By Tracy Burrows, ITWeb contributor.
Johannesburg, 02 Mar 2005

Anti-virus companies warn that a new wave of Bagle and Glieder Trojans has been unleashed.

Ken Dunham, director of Malicious Code at iDefense, said this morning: "A large wave of Bagle and Glieder Trojan horse attacks commenced about 12 hours ago. As many as 15 variants of Bagle have been reported by at least one source already.

"In the early stages of the outbreak iDefense identified five unique codes being heavily spammed into the wild. The attack is ongoing and many of the minor variants are not detected by various security products.
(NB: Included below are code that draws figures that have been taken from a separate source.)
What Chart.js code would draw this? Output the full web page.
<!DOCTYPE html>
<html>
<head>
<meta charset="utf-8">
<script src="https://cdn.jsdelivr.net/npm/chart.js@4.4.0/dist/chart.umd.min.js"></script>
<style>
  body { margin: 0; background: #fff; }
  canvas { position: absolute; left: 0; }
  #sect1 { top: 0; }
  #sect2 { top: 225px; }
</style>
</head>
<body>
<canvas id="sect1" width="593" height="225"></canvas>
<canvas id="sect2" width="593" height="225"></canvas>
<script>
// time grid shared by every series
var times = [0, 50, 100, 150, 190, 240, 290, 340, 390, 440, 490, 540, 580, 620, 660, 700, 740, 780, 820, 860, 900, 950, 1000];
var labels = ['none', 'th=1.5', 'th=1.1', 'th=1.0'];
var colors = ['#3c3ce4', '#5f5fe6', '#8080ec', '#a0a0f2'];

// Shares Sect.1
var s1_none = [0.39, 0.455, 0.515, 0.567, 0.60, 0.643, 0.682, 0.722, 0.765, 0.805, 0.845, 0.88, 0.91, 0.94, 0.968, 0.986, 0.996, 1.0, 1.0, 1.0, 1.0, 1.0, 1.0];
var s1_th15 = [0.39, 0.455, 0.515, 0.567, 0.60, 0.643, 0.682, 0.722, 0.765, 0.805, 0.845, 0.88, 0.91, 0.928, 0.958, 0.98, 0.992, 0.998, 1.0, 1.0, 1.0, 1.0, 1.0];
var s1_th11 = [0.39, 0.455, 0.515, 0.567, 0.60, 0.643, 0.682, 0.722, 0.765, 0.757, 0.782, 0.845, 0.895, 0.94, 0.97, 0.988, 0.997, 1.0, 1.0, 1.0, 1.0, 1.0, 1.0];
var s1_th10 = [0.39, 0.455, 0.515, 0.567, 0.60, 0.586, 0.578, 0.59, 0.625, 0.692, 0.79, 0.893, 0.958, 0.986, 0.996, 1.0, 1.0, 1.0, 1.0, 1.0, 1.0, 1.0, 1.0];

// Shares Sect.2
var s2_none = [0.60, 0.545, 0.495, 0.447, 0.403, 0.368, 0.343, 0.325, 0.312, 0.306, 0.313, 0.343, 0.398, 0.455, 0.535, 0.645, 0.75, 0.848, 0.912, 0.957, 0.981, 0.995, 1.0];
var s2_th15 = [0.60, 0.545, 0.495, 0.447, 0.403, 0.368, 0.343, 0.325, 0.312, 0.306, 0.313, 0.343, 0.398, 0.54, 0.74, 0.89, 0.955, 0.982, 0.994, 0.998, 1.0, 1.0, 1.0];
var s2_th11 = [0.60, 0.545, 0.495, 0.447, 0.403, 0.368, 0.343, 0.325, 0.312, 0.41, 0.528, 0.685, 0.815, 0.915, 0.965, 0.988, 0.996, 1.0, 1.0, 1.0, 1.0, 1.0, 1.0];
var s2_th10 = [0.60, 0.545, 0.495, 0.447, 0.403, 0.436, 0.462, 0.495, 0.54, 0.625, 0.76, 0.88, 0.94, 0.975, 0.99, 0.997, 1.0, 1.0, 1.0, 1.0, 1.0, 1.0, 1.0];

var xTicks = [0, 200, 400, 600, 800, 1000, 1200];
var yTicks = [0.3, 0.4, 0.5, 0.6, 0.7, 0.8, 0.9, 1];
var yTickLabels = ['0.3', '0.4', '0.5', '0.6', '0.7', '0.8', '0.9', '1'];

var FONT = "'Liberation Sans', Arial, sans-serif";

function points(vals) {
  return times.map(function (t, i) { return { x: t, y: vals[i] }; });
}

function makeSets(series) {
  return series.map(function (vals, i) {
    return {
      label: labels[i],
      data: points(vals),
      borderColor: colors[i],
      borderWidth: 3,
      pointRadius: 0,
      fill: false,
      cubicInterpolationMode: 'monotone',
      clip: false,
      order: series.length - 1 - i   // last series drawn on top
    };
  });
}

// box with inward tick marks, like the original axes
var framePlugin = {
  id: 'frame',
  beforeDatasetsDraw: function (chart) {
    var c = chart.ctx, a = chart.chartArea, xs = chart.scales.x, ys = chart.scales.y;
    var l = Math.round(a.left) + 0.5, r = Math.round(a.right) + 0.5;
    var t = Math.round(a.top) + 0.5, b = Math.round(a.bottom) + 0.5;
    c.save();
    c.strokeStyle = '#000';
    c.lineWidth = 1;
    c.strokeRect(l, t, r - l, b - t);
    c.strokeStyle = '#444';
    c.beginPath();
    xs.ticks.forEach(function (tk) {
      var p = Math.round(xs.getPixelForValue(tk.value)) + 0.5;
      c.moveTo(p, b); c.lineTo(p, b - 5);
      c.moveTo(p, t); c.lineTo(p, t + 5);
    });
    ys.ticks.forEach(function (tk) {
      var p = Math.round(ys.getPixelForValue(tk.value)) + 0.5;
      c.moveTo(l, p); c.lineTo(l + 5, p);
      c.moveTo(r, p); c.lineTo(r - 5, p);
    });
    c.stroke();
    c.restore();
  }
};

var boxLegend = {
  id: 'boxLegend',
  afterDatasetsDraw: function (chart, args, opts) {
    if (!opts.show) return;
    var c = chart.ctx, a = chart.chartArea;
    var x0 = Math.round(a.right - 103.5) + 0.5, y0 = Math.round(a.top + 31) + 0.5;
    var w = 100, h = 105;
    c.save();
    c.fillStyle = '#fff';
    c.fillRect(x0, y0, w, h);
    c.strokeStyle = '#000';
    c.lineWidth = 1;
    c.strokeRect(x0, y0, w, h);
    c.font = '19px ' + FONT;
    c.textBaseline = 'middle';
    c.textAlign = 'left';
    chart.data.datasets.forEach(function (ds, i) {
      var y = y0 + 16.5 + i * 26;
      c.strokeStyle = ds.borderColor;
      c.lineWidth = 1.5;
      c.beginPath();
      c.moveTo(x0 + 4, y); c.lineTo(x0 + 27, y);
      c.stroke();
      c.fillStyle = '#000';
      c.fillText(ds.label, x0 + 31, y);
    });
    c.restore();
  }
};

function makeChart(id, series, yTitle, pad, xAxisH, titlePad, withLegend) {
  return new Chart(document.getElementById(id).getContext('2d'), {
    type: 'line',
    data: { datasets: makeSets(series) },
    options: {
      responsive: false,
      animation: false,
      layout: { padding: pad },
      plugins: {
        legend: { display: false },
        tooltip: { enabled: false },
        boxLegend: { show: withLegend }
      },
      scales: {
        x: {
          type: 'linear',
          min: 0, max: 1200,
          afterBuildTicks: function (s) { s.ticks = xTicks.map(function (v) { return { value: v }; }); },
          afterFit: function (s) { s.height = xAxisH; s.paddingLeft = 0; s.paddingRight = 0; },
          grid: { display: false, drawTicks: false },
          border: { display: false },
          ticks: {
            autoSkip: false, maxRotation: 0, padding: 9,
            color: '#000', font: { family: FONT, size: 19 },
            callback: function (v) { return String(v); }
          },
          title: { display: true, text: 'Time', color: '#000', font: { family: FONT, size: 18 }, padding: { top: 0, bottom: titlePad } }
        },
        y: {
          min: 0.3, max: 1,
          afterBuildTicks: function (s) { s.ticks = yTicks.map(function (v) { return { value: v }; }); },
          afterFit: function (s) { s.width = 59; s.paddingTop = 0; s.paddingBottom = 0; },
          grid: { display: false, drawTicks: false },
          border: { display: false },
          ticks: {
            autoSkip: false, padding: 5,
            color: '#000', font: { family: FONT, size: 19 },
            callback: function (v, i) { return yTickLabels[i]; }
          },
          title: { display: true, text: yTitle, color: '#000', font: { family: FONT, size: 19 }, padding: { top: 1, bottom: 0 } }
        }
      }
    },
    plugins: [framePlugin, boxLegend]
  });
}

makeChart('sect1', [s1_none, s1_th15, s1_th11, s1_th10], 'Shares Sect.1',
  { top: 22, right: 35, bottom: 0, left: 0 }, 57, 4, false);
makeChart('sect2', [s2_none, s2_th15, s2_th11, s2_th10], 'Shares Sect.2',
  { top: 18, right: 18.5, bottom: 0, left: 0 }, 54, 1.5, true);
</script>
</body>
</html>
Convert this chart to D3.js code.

These codes do require user interaction, but user-interaction worms have proven themselves to be highly effective in the wild over the past 13 months."

Anti-virus vendors say the wave of attacks started in the US and spread to the Asia-Pacific region. The Trojans are mainly Bagle variants in e-mails using random text, file sizes and names to evade detection.

Dunham noted that so-called "wave attacks" are becoming increasingly common. In these, multiple minor variants are rapidly seeded into the wild to help the overall success of the attack.

Global security software firm NOD32 has detected several thousand messages carrying variants of the Trojan based on the Bagle worms. NOD32 has identified the initial variants as the Bagle.BA and Bagle.BB Trojan.

"The Bagle viruses, which created havoc on e-mail systems for much of last year, are clearly still causing damage," says the company. "Today`s spam runs containing various Trojan components were most likely sent out via the so called 'zombie` networks that Bagle created earlier."

Local Sophos distributor Netxactics says experts have detected many samples of a new Trojan horse being sent via e-mail.

"The Troj/BagleDl-L Trojan horse appears to have been deliberately spammed out to e-mail addresses around the world. Most of the e-mail samples seen so far include a ZIP attachment which, when opened, includes a program file named 'doc_01.exe` or 'prs_03.exe`, or some other innocuous sounding name," says Sophos.

If the program inside the ZIP file is opened, the Trojan horse tries to connect to one of a number of Web sites in order to download further malicious code. However, none of the Web sites actually appear to contain anything malicious.

Sophos adds that Troj/BagleDl-L tries to stop various security applications such as anti-virus and firewall software, to rename files belonging to security applications (so they can no longer load), and to block access to a range of security-related Web sites by changing the Windows HOSTS file.

Despite the wide distribution of this malicious program, Sophos has received few reports of active infections.